_What is needed_
Give only the number of lines where "matplotlib" occurs.

•••••

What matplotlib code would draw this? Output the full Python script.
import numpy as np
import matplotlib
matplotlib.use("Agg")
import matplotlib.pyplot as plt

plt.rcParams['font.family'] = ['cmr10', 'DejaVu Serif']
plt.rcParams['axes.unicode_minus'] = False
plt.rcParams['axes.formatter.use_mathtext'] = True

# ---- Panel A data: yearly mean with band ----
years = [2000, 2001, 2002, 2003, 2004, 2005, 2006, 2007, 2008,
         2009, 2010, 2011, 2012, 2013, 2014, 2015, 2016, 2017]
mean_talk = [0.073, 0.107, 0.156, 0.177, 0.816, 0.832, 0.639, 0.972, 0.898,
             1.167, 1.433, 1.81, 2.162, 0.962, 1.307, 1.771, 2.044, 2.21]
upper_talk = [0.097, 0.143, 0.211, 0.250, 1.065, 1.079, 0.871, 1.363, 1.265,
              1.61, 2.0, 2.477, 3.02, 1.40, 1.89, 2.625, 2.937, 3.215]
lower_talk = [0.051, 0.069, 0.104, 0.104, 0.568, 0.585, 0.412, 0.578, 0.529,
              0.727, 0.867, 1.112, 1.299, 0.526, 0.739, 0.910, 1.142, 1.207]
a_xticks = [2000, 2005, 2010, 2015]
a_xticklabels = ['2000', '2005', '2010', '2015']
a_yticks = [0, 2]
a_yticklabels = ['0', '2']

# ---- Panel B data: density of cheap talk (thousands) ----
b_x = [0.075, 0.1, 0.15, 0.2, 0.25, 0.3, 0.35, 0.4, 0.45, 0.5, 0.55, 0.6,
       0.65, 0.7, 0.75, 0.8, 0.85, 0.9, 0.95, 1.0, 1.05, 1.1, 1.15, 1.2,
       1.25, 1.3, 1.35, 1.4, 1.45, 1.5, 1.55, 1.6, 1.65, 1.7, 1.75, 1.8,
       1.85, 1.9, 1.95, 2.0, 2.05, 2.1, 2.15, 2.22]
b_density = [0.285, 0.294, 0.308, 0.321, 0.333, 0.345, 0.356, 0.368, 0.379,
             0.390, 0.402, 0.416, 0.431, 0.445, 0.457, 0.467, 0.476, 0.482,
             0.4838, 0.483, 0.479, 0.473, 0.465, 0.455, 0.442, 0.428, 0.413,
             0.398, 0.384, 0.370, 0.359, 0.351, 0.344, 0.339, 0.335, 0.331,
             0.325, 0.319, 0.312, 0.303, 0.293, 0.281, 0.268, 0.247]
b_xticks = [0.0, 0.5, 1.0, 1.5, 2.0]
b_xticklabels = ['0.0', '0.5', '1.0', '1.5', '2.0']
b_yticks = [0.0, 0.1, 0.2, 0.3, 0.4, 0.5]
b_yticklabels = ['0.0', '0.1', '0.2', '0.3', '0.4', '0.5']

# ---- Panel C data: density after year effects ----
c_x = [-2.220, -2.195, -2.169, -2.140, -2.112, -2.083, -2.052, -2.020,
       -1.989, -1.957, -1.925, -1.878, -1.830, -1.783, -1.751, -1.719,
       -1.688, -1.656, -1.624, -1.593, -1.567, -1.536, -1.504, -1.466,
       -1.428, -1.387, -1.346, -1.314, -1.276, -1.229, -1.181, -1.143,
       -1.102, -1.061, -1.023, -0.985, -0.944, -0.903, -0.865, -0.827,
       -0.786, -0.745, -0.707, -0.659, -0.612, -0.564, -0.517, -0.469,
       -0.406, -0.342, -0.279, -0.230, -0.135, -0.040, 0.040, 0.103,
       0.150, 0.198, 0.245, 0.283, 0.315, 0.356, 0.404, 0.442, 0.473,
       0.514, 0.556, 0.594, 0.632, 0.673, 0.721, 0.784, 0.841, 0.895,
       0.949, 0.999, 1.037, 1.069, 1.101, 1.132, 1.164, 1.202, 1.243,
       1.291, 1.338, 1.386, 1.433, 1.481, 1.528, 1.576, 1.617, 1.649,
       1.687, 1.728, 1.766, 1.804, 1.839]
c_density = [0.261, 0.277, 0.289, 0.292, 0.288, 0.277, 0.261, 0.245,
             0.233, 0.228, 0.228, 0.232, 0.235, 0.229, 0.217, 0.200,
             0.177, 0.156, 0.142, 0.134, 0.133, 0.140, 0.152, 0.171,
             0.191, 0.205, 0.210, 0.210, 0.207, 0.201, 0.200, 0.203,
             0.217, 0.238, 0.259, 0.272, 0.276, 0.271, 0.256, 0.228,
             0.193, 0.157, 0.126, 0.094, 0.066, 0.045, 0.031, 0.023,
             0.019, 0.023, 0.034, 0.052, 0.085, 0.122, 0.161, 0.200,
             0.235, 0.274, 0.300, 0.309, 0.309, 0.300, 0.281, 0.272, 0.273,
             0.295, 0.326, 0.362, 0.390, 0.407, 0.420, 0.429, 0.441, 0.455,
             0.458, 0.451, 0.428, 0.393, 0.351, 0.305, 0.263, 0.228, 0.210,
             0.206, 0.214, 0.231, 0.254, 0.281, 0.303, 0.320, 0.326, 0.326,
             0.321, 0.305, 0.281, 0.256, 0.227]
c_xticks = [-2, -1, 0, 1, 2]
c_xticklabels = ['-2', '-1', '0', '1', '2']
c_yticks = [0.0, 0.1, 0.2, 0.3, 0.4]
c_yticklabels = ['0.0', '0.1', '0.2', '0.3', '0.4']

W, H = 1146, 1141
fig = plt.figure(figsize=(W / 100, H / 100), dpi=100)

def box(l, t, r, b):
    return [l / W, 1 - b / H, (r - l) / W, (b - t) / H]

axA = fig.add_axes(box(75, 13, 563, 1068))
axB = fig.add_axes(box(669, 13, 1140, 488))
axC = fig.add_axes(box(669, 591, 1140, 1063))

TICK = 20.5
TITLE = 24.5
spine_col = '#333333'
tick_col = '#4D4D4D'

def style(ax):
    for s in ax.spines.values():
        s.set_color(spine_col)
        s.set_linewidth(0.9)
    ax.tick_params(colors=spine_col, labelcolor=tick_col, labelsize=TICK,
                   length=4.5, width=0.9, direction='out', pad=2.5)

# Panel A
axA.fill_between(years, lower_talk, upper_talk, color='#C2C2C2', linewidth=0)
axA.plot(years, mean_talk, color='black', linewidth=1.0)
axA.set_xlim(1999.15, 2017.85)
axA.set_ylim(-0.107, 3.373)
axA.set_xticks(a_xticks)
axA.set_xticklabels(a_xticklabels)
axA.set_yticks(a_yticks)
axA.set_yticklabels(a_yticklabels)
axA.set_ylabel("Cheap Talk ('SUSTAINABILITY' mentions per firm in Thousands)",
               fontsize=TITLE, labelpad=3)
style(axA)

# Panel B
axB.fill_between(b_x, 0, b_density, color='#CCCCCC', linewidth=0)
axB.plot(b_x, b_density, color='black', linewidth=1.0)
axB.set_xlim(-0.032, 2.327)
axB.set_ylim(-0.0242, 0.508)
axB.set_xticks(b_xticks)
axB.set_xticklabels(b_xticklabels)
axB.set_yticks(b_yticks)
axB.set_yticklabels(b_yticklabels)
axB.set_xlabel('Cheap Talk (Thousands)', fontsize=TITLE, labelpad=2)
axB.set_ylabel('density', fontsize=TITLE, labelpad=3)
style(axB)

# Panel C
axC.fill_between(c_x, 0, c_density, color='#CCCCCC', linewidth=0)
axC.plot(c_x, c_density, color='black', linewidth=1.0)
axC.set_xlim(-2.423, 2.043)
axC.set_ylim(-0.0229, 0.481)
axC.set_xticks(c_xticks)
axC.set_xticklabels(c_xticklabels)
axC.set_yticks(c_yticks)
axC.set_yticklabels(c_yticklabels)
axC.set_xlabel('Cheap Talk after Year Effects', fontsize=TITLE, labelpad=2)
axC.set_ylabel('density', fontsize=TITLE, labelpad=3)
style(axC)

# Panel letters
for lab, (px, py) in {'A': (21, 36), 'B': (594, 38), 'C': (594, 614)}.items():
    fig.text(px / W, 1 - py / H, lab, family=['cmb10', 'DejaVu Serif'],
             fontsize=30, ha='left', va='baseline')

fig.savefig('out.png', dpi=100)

•••••

_Solution_
4